What Is the Average Salary for Clinical Laboratory Scientists?
Clinical laboratory scientists conduct sophisticated laboratory tests on tissue and cell samples to detect any abnormalities that may indicate disease. Read on to learn the average salaries for this profession and the factors that affect what you earn.
If you become a clinical laboratory scientist (also known as a clinical lab technologist), you could work at a hospital, clinic, medical laboratory or physician's office. You might be responsible for overseeing clinical laboratory technicians, who typically perform more basic tasks and receive lower salaries. Based on U.S. Bureau of Labor Statistics (BLS) figures, clinical laboratory technologists and technicians earned an average salary of $55,990 annually as of May 2020 (www.bls.gov). However, your potential salary as a clinical lab technologist can depend on many factors, including your specialty, employer, location and experience level.
Important Facts About Clinical Laboratory Scientists
|Required Education||Bachelor's degree|
|Licensure||Requirements vary per state; specifics are available through the American Society of Laboratory Science|
|Work Environment||Hospitals; medical and diagnostic laboratories; physicians' offices; colleges, universities, and professional schools|
|Similar Occupations||Biological technicians; chemical technicians; chemists and materials scientists; veterinary technologists and technicians|
Salary by Specialty
As a clinical lab technologist, you might choose a specialty in histotechnology or cytotechnology.

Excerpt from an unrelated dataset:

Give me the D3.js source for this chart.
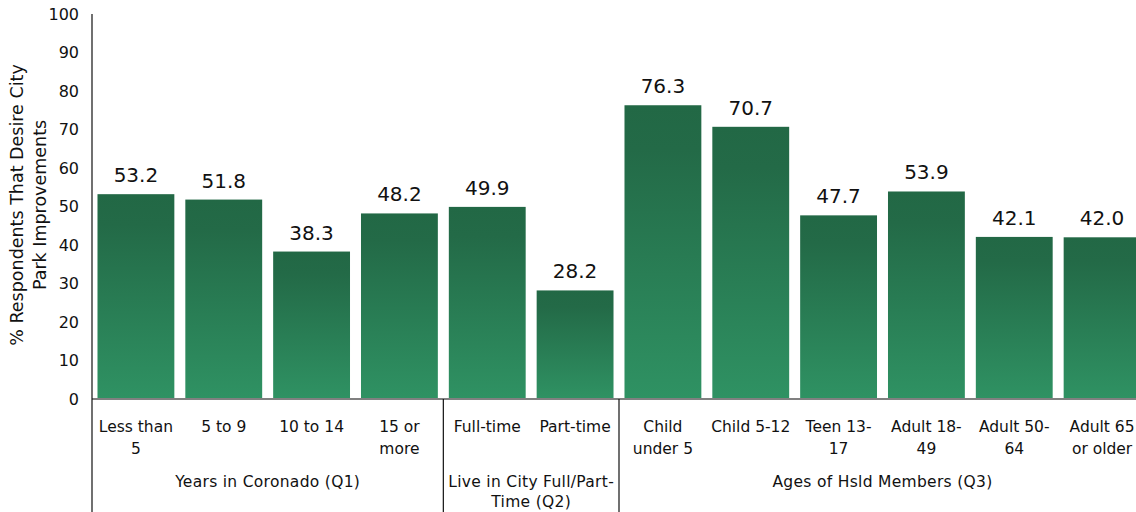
<!DOCTYPE html>
<html><head><meta charset="utf-8">
<script src="https://cdn.jsdelivr.net/npm/d3@7"></script>
<style>body{margin:0;background:#fff}svg{display:block}text{fill:#111}</style>
</head><body><svg id="c" width="1136" height="512"></svg>
<script>
const categories = ["Less than|5","5 to 9","10 to 14","15 or|more","Full-time","Part-time","Child|under 5","Child 5-12","Teen 13-|17","Adult 18-|49","Adult 50-|64","Adult 65|or older"];
const values = [53.2,51.8,38.3,48.2,49.9,28.2,76.3,70.7,47.7,53.9,42.1,42.0];
const groups = ["Years in Coronado (Q1)","Live in City Full/Part-|Time (Q2)","Ages of Hsld Members (Q3)"];
const groupSizes = [4,2,6];
const yTicks = [0,10,20,30,40,50,60,70,80,90,100];
const yTitle = ["% Respondents That Desire City","Park Improvements"];

const svg = d3.select("#c");
const font = "DejaVu Sans, Verdana, sans-serif";
const x = d3.scaleBand().domain(d3.range(categories.length)).range([92,1146]).paddingInner(0.125).paddingOuter(0.0625);
const y = d3.scaleLinear().domain([0,100]).range([399,14]);

const defs = svg.append("defs");
const g = defs.append("linearGradient").attr("id","gr").attr("x1",0).attr("y1",0).attr("x2",0).attr("y2",1);
g.append("stop").attr("offset","0%").attr("stop-color","#226845");
g.append("stop").attr("offset","15%").attr("stop-color","#236a47");
g.append("stop").attr("offset","100%").attr("stop-color","#2f9263");

svg.selectAll("rect.bar").data(values).join("rect").attr("class","bar")
  .attr("x",(d,i)=>x(i)).attr("width",x.bandwidth())
  .attr("y",d=>y(d)).attr("height",d=>y(0)-y(d)).attr("fill","url(#gr)");

svg.selectAll("text.val").data(values).join("text").attr("class","val")
  .attr("x",(d,i)=>x(i)+x.bandwidth()/2).attr("y",d=>y(d)-12)
  .attr("text-anchor","middle").attr("font-family",font).attr("font-size",20)
  .text(d=>d.toFixed(1));

// baseline
svg.append("line").attr("x1",92).attr("x2",1136).attr("y1",y(0)).attr("y2",y(0)).attr("stroke","#808080").attr("stroke-width",2);

// y axis
const ax = svg.append("g").attr("transform","translate(92,0)").call(d3.axisLeft(y).tickValues(yTicks).tickSize(0).tickPadding(13));
ax.select(".domain").remove();
ax.selectAll("text").attr("font-family",font).attr("font-size",16).attr("fill","#111");
svg.append("line").attr("x1",92).attr("x2",92).attr("y1",14).attr("y2",512).attr("stroke","#111").attr("stroke-width",1.2);

// y title
const yt = svg.append("text").attr("transform","translate(23,205) rotate(-90)").attr("text-anchor","middle")
  .attr("font-family",font).attr("font-size",17.5);
yTitle.forEach((t,i)=>yt.append("tspan").attr("x",0).attr("dy",i?23:0).text(t));

// category labels
svg.selectAll("text.cat").data(categories).join("text").attr("class","cat")
  .attr("text-anchor","middle").attr("font-family",font).attr("font-size",15.5)
  .each(function(d,i){
    const t=d3.select(this); const cx=x(i)+x.bandwidth()/2;
    d.split("|").forEach((s,k)=>t.append("tspan").attr("x",cx).attr("y",432+k*22).text(s));
  });

// groups
let start=0;
groups.forEach((gname,gi)=>{
  const n=groupSizes[gi];
  const left = 92 + (x.step())*start;
  const right = 92 + x.step()*(start+n);
  const cx=(left+right)/2;
  const t=svg.append("text").attr("text-anchor","middle").attr("font-family",font).attr("font-size",15.5).attr("letter-spacing",0.3);
  gname.split("|").forEach((s,k)=>t.append("tspan").attr("x",cx).attr("y",487+k*20).text(s));
  if(gi<groups.length-1){
    svg.append("line").attr("x1",right).attr("x2",right).attr("y1",y(0)).attr("y2",512).attr("stroke","#111").attr("stroke-width",1.2);
  }
  start+=n;
});
</script></body></html>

Histotechnologists process and stain tissue samples to look for signs of abnormalities, and cytotechnologists examine collected cell samples under the microscope for indications of cancer. According to PayScale.com, median wages were $55,457 for histotechnologists and $71,123 for cytotechnologists in April 2021.
Salary by Industry
According to the BLS, most clinical laboratory technologists and technicians worked for general medical and surgical hospitals in May 2020 and earned median wages of $57,610 per year. Those working for wholesale electronic markets and agents and brokers earned the highest average annual wage at $87,110.
Salary by Location
According to the BLS, the state that paid clinical laboratory technologists and technicians the highest salary was Alaska, which had a mean wage of $69,390 as of May 2029. Other top-paying regions were Connecticut, New York, Rhode Island and Oregon, with average wages ranging from $67,930-$69,340. Regions with the lowest pay had average earnings of $40,350-$53,340. Mississippi, Georgia, Michigan, Kansas and West Virginia were some of these locations.
Salary by Experience
PayScale.com reported that most entry-level medical/clinical laboratory scientists made a median of $50,102 a year as of April 2021. Mid-career professionals earned a median salary of $59,621, while the majority of experienced scientists made a yearly median wage of $61,507.
The BLS reported that there were approximately 337,800 clinical laboratory technologists and technicians working in the United States in May 2020. The BLS predicted that jobs for all medical and clinical laboratory technologists should increase 7% over the 2019-2029 decade, which is faster than the average for other employment sectors. The need for more advanced laboratory tests should drive growth.